EDIT to amend! I was wrong about the 48—>44.1 downsample! I tinkered about with the data even further, and looking in some obscure setting panel, was informed that NOAA satellites transmit
specifically at 11.025 kHz. So I opened WXtoImg to display “expert” mode. This enabled me to change the satellite to the correct one. Meanwhile, I re-saved the audio data from last night as 11.025 kHz. I also touch’d the file with as close to the moment when I recorded it last night, give or take ten minutes.

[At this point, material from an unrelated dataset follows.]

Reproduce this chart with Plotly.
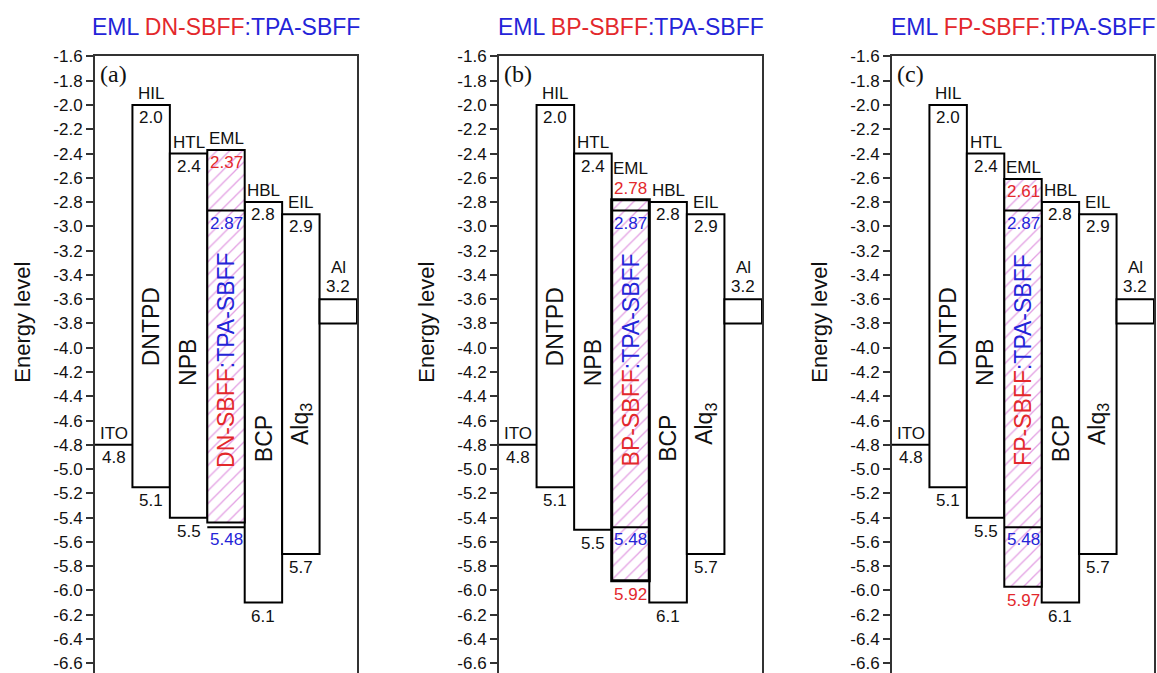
import plotly.graph_objects as go

# ---------------- data ----------------
panel_tags = ["(a)", "(b)", "(c)"]
dopants = ["DN-SBFF", "BP-SBFF", "FP-SBFF"]
host_name = "TPA-SBFF"

layer_names = ["ITO", "HIL", "HTL", "EML", "HBL", "EIL", "Al"]
materials = ["", "DNTPD", "NPB", "", "BCP", "Alq<sub>3</sub>", ""]

ito_level = -4.8
hil_top, hil_bottom = -2.0, -5.15
htl_top = -2.4
htl_bottom = [-5.4, -5.5, -5.4]
dopant_lumo = [-2.37, -2.78, -2.61]
dopant_homo = [-5.44, -5.92, -5.97]
host_lumo = -2.87
host_homo = -5.48
hbl_top, hbl_bottom = -2.8, -6.1
eil_top, eil_bottom = -2.9, -5.7
al_top, al_bottom = -3.6, -3.8

top_value_labels = ["", "2.0", "2.4", "", "2.8", "2.9", "3.2"]
bottom_value_labels = ["4.8", "5.1", "5.5", "", "6.1", "5.7", ""]
dopant_lumo_labels = ["2.37", "2.78", "2.61"]
dopant_homo_labels = ["", "5.92", "5.97"]
host_lumo_label = "2.87"
host_homo_label = "5.48"

tick_labels = ["-1.6", "-1.8", "-2.0", "-2.2", "-2.4", "-2.6", "-2.8", "-3.0",
               "-3.2", "-3.4", "-3.6", "-3.8", "-4.0", "-4.2", "-4.4", "-4.6",
               "-4.8", "-5.0", "-5.2", "-5.4", "-5.6", "-5.8", "-6.0", "-6.2",
               "-6.4", "-6.6"]
tick_values = [float(t) for t in tick_labels]

# ---------------- style ----------------
W, H = 1157, 673
FONT = "Liberation Sans, Arial, sans-serif"
SERIF = "Liberation Serif, Times New Roman, serif"
BLUE = "#2424d8"
RED = "#e3282c"
PINK = "#e3a0e3"
frames_px = [(95, 357), (499, 762), (892, 1154)]
top_px = 48
LBL = 17
ROT = 23

fig = go.Figure()
annotations = []


def ann(k, x, y, text, **kw):
    sfx = "" if k == 0 else str(k + 1)
    d = dict(x=x, y=y, text=text, xref="x" + sfx, yref="y" + sfx,
             showarrow=False, font=dict(family=FONT, size=LBL, color="#111"))
    font = kw.pop("font", None)
    if font:
        d["font"].update(font)
    d.update(kw)
    annotations.append(d)


for k in range(3):
    sfx = "" if k == 0 else str(k + 1)
    xa, ya = "x" + sfx, "y" + sfx
    tops = [None, hil_top, htl_top, dopant_lumo[k], hbl_top, eil_top, al_top]
    bottoms = [None, hil_bottom, htl_bottom[k], dopant_homo[k], hbl_bottom, eil_bottom, al_bottom]

    idx = [1, 2, 4, 5, 6]
    fig.add_trace(go.Bar(
        x=[i + 0.5 for i in idx],
        y=[tops[i] - bottoms[i] for i in idx],
        base=[bottoms[i] for i in idx],
        width=1, xaxis=xa, yaxis=ya,
        marker=dict(color="white", line=dict(color="black", width=2)),
        hoverinfo="skip"))
    fig.add_trace(go.Bar(
        x=[3.5], y=[tops[3] - bottoms[3]], base=[bottoms[3]],
        width=1, xaxis=xa, yaxis=ya,
        marker=dict(color="white", line=dict(color="black", width=3 if k == 1 else 2),
                    pattern=dict(shape="/", fgcolor=PINK, bgcolor="white",
                                 size=9, solidity=0.14, fillmode="replace")),
        hoverinfo="skip"))
    # ITO work function
    fig.add_trace(go.Scatter(x=[0, 1], y=[ito_level, ito_level], mode="lines",
                             line=dict(color="black", width=2), xaxis=xa, yaxis=ya,
                             hoverinfo="skip"))
    # host levels inside EML
    fig.add_trace(go.Scatter(x=[3, 4, None, 3, 4],
                             y=[host_lumo, host_lumo, None, host_homo, host_homo],
                             mode="lines", line=dict(color="black", width=2),
                             xaxis=xa, yaxis=ya, hoverinfo="skip"))

    # ---- labels ----
    ann(k, 0.5, ito_level, layer_names[0], yanchor="bottom", yshift=0)
    ann(k, 0.5, ito_level, bottom_value_labels[0], yanchor="top", yshift=-1)
    for i in [1, 2, 4, 5]:
        ann(k, i + 0.5, tops[i], layer_names[i], yanchor="bottom", yshift=0)
        ann(k, i + 0.5, tops[i], top_value_labels[i], yanchor="top", yshift=-1)
        ann(k, i + 0.5, bottoms[i], bottom_value_labels[i], yanchor="top", yshift=-2)
    # Al
    ann(k, 6.5, al_top, top_value_labels[6], yanchor="bottom", yshift=1)
    ann(k, 6.5, al_top, layer_names[6], yanchor="bottom", yshift=20)
    # EML
    if k == 1:
        ann(k, 3.5, tops[3], dopant_lumo_labels[k], yanchor="bottom", yshift=0,
            font=dict(color=RED))
        ann(k, 3.5, tops[3], layer_names[3], yanchor="bottom", yshift=20)
    else:
        ann(k, 3.5, tops[3], dopant_lumo_labels[k], yanchor="top", yshift=-1,
            font=dict(color=RED))
        ann(k, 3.5, tops[3], layer_names[3], yanchor="bottom", yshift=0)
    ann(k, 3.5, host_lumo, host_lumo_label, yanchor="top", yshift=-1,
        font=dict(color=BLUE))
    ann(k, 3.5, host_homo, host_homo_label, yanchor="top", yshift=-1,
        font=dict(color=BLUE))
    if dopant_homo_labels[k]:
        ann(k, 3.5, bottoms[3], dopant_homo_labels[k], yanchor="top", yshift=-2,
            font=dict(color=RED))

    # rotated material names
    rot_centers = [None, -3.83, -4.12, -4.1, -4.75, -4.63, None]
    for i in [1, 2, 4, 5]:
        ann(k, i + 0.5, rot_centers[i], materials[i], textangle=-90,
            font=dict(size=ROT))
    ann(k, 3.5, rot_centers[3],
        f"<span style='color:{RED}'>{dopants[k]}</span>"
        f"<span style='color:{BLUE}'>:{host_name}</span>",
        textangle=-90, font=dict(size=ROT))

    # panel tag
    ann(k, 0, -1.6, panel_tags[k], xanchor="left", yanchor="top", xshift=3, yshift=-3,
        font=dict(family=SERIF, size=24))

    # panel title
    l, r = frames_px[k]
    annotations.append(dict(
        x=(l + r) / 2 / W, y=1 - 18 / H, xref="paper", yref="paper",
        showarrow=False, xanchor="center", yanchor="middle",
        text=(f"<span style='color:{BLUE}'>EML </span>"
              f"<span style='color:{RED}'>{dopants[k]}</span>"
              f"<span style='color:{BLUE}'>:{host_name}</span>"),
        font=dict(family=FONT, size=23)))
    # y axis title
    annotations.append(dict(
        x=(l - 72) / W, y=1 - 318 / H, xref="paper", yref="paper",
        showarrow=False, xanchor="center", yanchor="middle", textangle=-90,
        text="Energy level", font=dict(family=FONT, size=22, color="#111")))

    fig.update_layout({
        "xaxis" + sfx: dict(domain=[l / W, r / W], range=[0, 7], anchor=ya,
                            showgrid=False, zeroline=False, showticklabels=False,
                            ticks="", showline=True, side="top",
                            linecolor="#333", linewidth=2, fixedrange=True),
        "yaxis" + sfx: dict(domain=[0, 1 - top_px / H], range=[-6.68, -1.599],
                            anchor=xa, tickvals=tick_values, ticktext=tick_labels,
                            ticks="outside", ticklen=7, tickwidth=1.5, tickcolor="#333",
                            showline=True, mirror=True, linecolor="#333", linewidth=2,
                            showgrid=False, zeroline=False, ticklabeloverflow="allow",
                            tickfont=dict(family=FONT, size=17, color="#111")),
    })

fig.update_layout(width=W, height=H, margin=dict(l=0, r=0, t=0, b=0),
                  paper_bgcolor="white", plot_bgcolor="white",
                  showlegend=False, barmode="overlay", annotations=annotations)

fig.write_html("out.html")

I opened it, again, in WXtoImg, and LO AND BEHOLD:
I had to remove the map overlay, because it wasn’t matched up (and even when I used WXtoImg to move the map overlay, the shift in angle was still wrong — my best guess being something related to the North American Datum projection is either unspecified or wrong). The image was
much clearer AND the data embedded in that file also included IR cloud-top temperatures!
I am now truly amazed and humbled, but also baffled by what else is buried in all that data.
SECOND UPDATE: I’ve included tonight’s nearest pass of the same satellite. For whatever reason, there seemed to be more interference, but there’s enough visible to give an idea of how weather has moved eastward in the past 24 hours or so.